___ Data shown ___

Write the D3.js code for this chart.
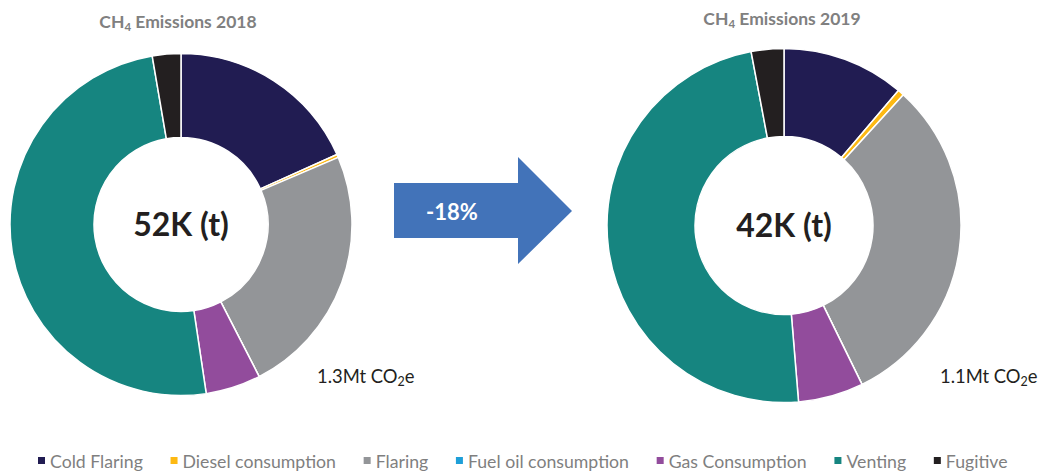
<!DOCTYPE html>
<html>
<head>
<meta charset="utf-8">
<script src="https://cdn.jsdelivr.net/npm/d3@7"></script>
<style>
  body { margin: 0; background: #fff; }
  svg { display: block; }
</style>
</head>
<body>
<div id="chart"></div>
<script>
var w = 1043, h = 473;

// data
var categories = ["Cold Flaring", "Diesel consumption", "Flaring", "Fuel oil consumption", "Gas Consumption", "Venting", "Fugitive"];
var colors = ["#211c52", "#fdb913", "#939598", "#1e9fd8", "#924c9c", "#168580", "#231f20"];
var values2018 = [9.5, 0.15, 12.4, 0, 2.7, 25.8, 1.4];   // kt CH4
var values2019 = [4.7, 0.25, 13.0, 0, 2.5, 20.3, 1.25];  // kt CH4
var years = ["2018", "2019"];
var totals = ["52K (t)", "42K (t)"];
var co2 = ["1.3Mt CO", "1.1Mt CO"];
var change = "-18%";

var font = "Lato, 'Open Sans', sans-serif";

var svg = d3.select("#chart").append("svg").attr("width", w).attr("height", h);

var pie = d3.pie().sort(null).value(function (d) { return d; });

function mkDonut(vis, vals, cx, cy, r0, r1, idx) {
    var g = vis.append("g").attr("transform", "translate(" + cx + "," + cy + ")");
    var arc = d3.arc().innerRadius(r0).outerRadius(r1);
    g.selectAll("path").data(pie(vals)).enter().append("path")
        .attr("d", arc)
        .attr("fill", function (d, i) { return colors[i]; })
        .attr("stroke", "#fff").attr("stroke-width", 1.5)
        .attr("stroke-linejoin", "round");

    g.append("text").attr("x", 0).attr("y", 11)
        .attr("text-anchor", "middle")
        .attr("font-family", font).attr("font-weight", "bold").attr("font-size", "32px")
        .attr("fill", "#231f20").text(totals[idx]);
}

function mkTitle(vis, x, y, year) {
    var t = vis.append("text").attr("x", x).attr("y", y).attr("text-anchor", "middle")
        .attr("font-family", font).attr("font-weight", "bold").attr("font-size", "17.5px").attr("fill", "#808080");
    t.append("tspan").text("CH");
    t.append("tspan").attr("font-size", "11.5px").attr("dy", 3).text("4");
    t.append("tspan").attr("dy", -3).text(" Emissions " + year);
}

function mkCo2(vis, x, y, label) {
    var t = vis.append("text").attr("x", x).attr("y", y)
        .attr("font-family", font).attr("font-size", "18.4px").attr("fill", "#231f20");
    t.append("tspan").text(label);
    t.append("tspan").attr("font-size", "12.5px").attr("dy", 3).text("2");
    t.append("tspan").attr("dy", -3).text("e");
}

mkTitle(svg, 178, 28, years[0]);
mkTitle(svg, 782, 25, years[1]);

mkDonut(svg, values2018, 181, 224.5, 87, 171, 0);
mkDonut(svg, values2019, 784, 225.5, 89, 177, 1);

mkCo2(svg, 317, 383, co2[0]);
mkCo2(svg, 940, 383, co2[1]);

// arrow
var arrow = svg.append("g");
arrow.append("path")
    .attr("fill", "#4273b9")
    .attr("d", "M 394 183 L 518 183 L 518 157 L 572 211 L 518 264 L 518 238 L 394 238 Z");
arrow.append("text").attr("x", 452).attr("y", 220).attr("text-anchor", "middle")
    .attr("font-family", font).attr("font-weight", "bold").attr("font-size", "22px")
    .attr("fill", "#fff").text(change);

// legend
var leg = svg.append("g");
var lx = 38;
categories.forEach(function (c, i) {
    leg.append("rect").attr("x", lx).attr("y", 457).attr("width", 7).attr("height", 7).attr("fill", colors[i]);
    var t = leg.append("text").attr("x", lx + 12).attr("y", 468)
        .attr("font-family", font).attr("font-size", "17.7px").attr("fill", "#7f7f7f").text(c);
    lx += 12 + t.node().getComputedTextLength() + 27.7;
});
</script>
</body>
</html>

___

§ What needs to be done
Starting at the first line of the material, output exactly the lines up to and including the one with "var w = 1043, h = 473;". Do not include the pictures.

§ Result of the task
Write the D3.js code for this chart.
<!DOCTYPE html>
<html>
<head>
<meta charset="utf-8">
<script src="https://cdn.jsdelivr.net/npm/d3@7"></script>
<style>
  body { margin: 0; background: #fff; }
  svg { display: block; }
</style>
</head>
<body>
<div id="chart"></div>
<script>
var w = 1043, h = 473;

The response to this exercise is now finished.